I had spent the week mourning the loss of Storm in a Teacup from the Melbourne tea scene* by gallivanting around the ‘burbs trying to find a replacement hangout. It didn’t help that all my recent trips to Melbourne had centred on the Collingwood/Fitzroy area as I had chosen my accommodation based on dual proximity to the CBD and the tea bar. What was a displaced Sydney girl to do?
Coincidentally a writing acquaintance happened to be my tea sommelier in Storm’s last days. He had, in turn, invited some of his friends to see out the final hours. One was a bona fide tea connoisseur who recommended I check out Porcelain Tea Parlour.

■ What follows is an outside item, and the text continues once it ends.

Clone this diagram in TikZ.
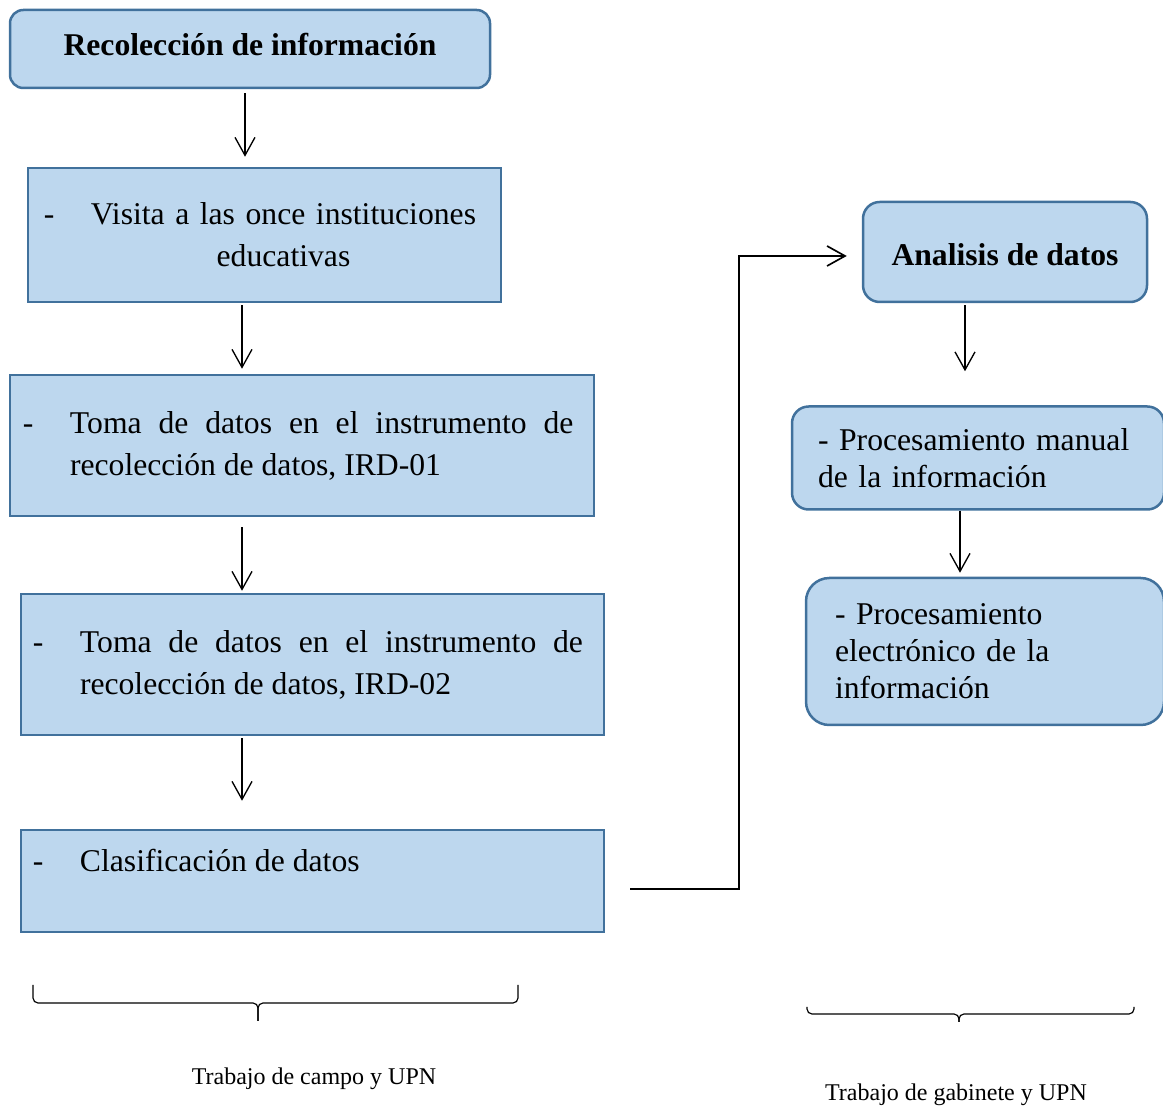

For some reason in my head I pictured it as a slightly grungy bar, like a tea speakeasy or something, and steeled myself for a night rubbing shoulders with small mobs of hipsters. In fact, Porcelain is more like someone’s living room with warm teal walls and upholstered furniture—and it’s tranquil.
I ordered a Tea & Post ($16), which is a pot of tea accompanied by two sheets of letterpress stationery and a stamped envelope. I had inadvertently hurt two of my best (at the time) friends more than a decade ago. Only this year did one of them—the one I was still in touch with, though not close to—tell me why. The last time we met we didn’t have time to discuss it, so writing a letter while sitting in a tea parlour seemed the best way to deal with my residual guilt.
The ink flowed alongside the tea, a pot of Ancient Jasmine from Vietnam. I asked proprietor Scarlett Killaly whether she’d ever tried ancient tea from Vietnam without the jasmine. She hadn’t. “It’s quite a sweet green tea on its own,” I promised. From that she seemed to twig that I knew more about tea than the average punter so we started chatting about tea and it turned out she knew me—or at least my name—from the early days of AASTA, when I first nominated for the communications role.
The Tea & Post menu item was a nice souvenir from her last job in government, she explained. One day the computer system was down so they had to do everything manually. “It was actually nice to do things on paper.”
Porcelain is a different kind of tea venue from others I’ve visited. For starters the tea menu is quite short, just a handful of choices on one A4 page, and changes seasonally. You can also order small morsels of food (cheese, chocolate or macarons) as accompaniment. What you’re really there for, however, is the time out, the serenity, the headspace—and what better way to recharge the mind and body than with a pot of tea?
At the moment you can’t buy any tea to take home but I suggested to Scarlett that she should take advantage of the seasonal changes in menu by offering sample packs of all the teas in each season, a bit like a walk-in subscription. I really hope this comes about and I really hope locals from Carlton and beyond see this gem for what it is: a true salon where curated tea experiences, profound contemplation, robust discussion and my questionable handwriting can co-exist.
Porcelain Tea Parlour is at 149 Elgin Street, Carlton (VIC), open 7 days from 2pm.
(A.Tea visited Porcelain on 6 June 2015)
*Storm in a Teacup closed as a tea shop and bar on 31 May 2015. It will reopen in Northcote (VIC) as a tea education centre later this year.